Lange Jahre war er Mitherausgeber der Physikalischen Blätter und des Physik Journals, der Zeitschrift für Physik B und ihrer Nachfolgerin, dem European Physical Journal B, sowie der Zeitschrift für Naturforschung A.

Er war nicht nur in seinem jeweils aktuellen Forschungsumfeld außerordentlich kundig, sondern vielseitig interessiert und von unermüdlicher Neugier getrieben. Er suchte die fachliche Auseinandersetzung und das gemeinsame Denken – oft an der Tafel mit Kreide in der Hand, ein Bild, das uns in warmer Erinnerung bleibt. Hinter technischen Formalismen erkannte er die tieferen Zusammenhänge; seine außergewöhnliche physikalische Intuition, seine Begeisterung für die Physik und die seltene Gabe, auch komplizierte Zusammenhänge in Vorlesungen, Seminaren und Gesprächen klar zu vermitteln, rissen seine Zuhörerinnen und Zuhörer mit.

Auch die Ausbildung des wissenschaftlichen Nachwuchses und insbesondere der Lehrkräfte war ihm ein wichtiges Anliegen. Neben einer Vielzahl wissenschaftlicher Artikel verfasste er zwei Lehrbücher über mathematische Grundlagen der klassischen Physik und der Quantenmechanik: „Einführungskurs für die Physik“, das 1974 erschien, und „Funktionsanalysis im Hinblick auf die Anwendung in der Physik“, das in zwei Bänden 1969 bis 1970 veröffentlicht wurde; beide Werke wurden mehrfach neu aufgelegt. 

Siegfried Großmann war ein feinsinniger und integrer Mensch, bedächtig, aber klar im Urteil. So wurde er 1999 - 2005 zum Ombudsmann der Deutschen Forschungsgemeinschaft berufen, danach von 2005 - 2008 zum Ombudsmann an der Philipps-Universität Marburg.
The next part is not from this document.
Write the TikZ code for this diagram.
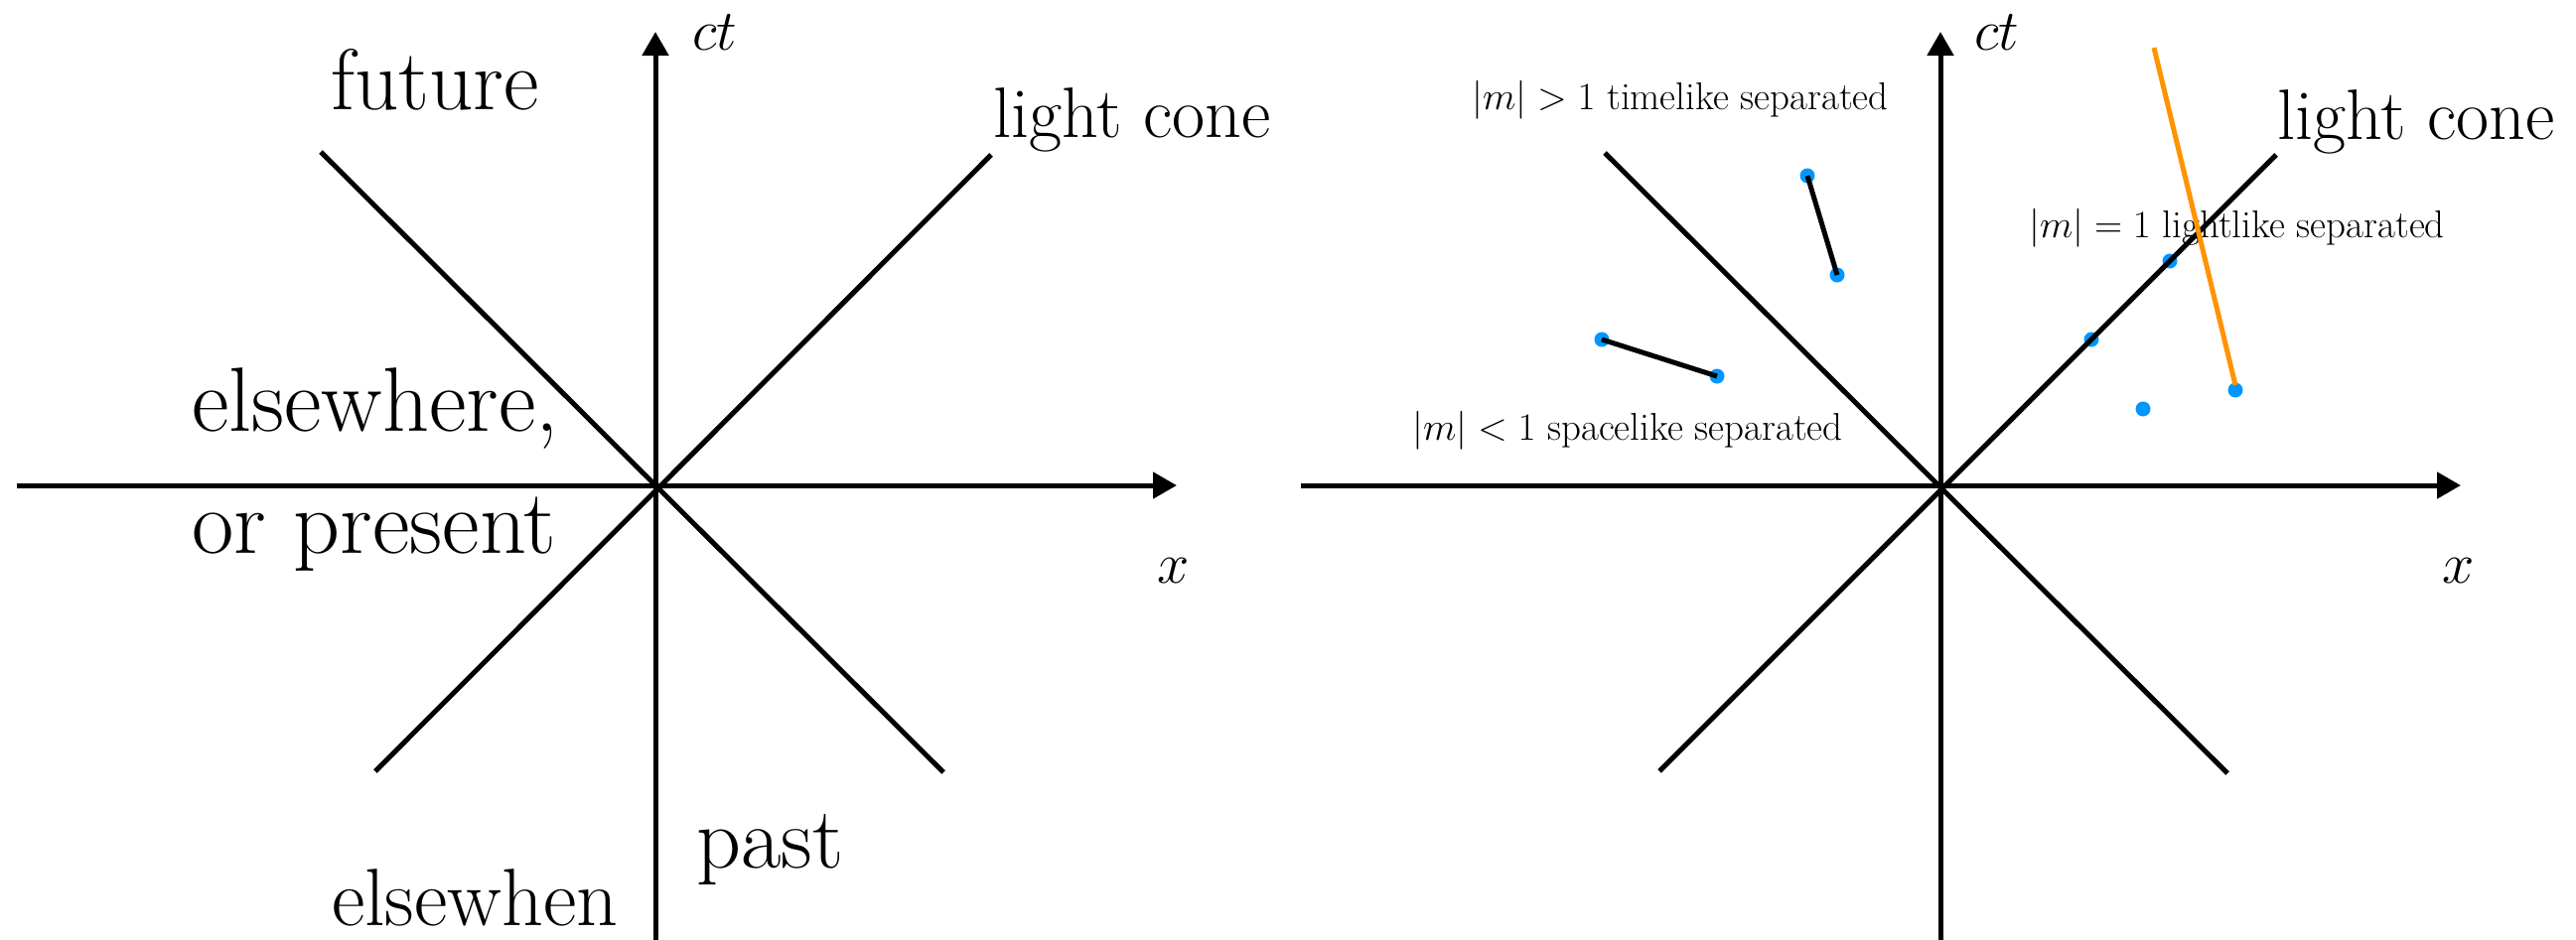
\RequirePackage{fix-cm}
\documentclass[tikz,border=0pt]{standalone}
\usetikzlibrary{arrows.meta}
\definecolor{dotblue}{RGB}{0,150,255}
\definecolor{lineorange}{RGB}{255,147,0}
\tikzset{
  axisline/.style={line width=5pt, -{Triangle[length=24pt,width=26pt]}},
  coneline/.style={line width=5pt},
  evdot/.style={circle, fill=dotblue, inner sep=0pt, minimum size=15pt},
  seg/.style={line width=5pt},
  orangeseg/.style={line width=5pt, draw=lineorange},
  lbl/.style={inner sep=0pt, anchor=base west},
  bigtext/.style={lbl, font=\fontsize{92}{110}\selectfont},
  midtext/.style={lbl, font=\fontsize{72}{86}\selectfont},
  axtext/.style={lbl, font=\fontsize{58}{70}\selectfont},
  smalltext/.style={lbl, font=\fontsize{39}{47}\selectfont},
}
\begin{document}
\begin{tikzpicture}[x=1pt,y=-1pt]
\useasboundingbox (0,0) rectangle (2594,946);

% ---------------- left panel ----------------
\coordinate (lO) at (660,489);
\coordinate (lYb) at (660,950);
\coordinate (lYt) at (660,32);
\coordinate (lXl) at (17,489);
\coordinate (lXr) at (1185,489);
\coordinate (lUL) at (323,153);
\coordinate (lLR) at (950,778);
\coordinate (lUR) at (998,156);
\coordinate (lLL) at (378,777);

\node[lbl, font=\fontsize{87}{104}\selectfont] (future) at (333,110) {future};
\node[bigtext] (elsew) at (193,434) {elsewhere,};
\node[bigtext] (orpres) at (193,557) {or present};
\node[lbl, font=\fontsize{82}{98}\selectfont] (elsewhen) at (334,932) {elsewhen};
\node[lbl, font=\fontsize{88}{105}\selectfont] (past) at (701,874) {past};
\node[midtext] (lcL) at (1000,138) {light cone};
\node[axtext] (ctL) at (697,50) {$ct$};
\node[axtext] (xL) at (1165,587) {$x$};

\draw[axisline] (lYb) -- (lYt);
\draw[axisline] (lXl) -- (lXr);
\draw[coneline] (lUL) -- (lLR);
\draw[coneline] (lUR) -- (lLL);

% ---------------- right panel ----------------
\coordinate (rO) at (1954,489);
\coordinate (rYb) at (1954,950);
\coordinate (rYt) at (1954,32);
\coordinate (rXl) at (1310,489);
\coordinate (rXr) at (2478,489);
\coordinate (rUL) at (1616,154);
\coordinate (rLR) at (2243,779);
\coordinate (rUR) at (2292,156);
\coordinate (rLL) at (1671,777);

\node[smalltext] (tlabel) at (1482,110) {$|m| > 1$ timelike separated};
\node[smalltext] (llabel) at (2043,239) {$|m| = 1$ lightlike separated};
\node[smalltext] (slabel) at (1422,443) {$|m| < 1$ spacelike separated};
\node[midtext] (lcR) at (2293,140) {light cone};
\node[axtext] (ctR) at (1988,50) {$ct$};
\node[axtext] (xR) at (2459,587) {$x$};

\node[evdot] (t1) at (1820,177) {};
\node[evdot] (t2) at (1850,277) {};
\node[evdot] (s1) at (1613,342) {};
\node[evdot] (s2) at (1729,379) {};
\node[evdot] (l1) at (2185,263) {};
\node[evdot] (l2) at (2106,342) {};
\node[evdot] (o1) at (2251,393) {};
\node[evdot] (o2) at (2158,412) {};
\coordinate (otop) at (2169,48);

\draw[axisline] (rYb) -- (rYt);
\draw[axisline] (rXl) -- (rXr);
\draw[coneline] (rUL) -- (rLR);
\draw[coneline] (rUR) -- (rLL);

\draw[seg] (t1.center) -- (t2.center);
\draw[seg] (s1.center) -- (s2.center);
\draw[orangeseg] (otop) -- ([yshift=5pt]o1.center);
\end{tikzpicture}
\end{document}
Wir werden uns mit großer Anerkennung an ihn als einen stets offenen, scharfsinnigen und humorvollen Kollegen erinnern, der den Fachbereich Physik in seiner aktiven Zeit geprägt hat, so als Dekan des Fachbereichs in der Zeit vom 01.08.1977 bis zum 31.07.1978.

Unser tiefes Mitgefühl und unsere Anteilnahme gelten seinen drei Kindern. 

Die Beisetzung und Trauerfeier finden am 13.12.25 um 11:00 Uhr in der Friedhofskapelle an der Ockershäuser Allee statt.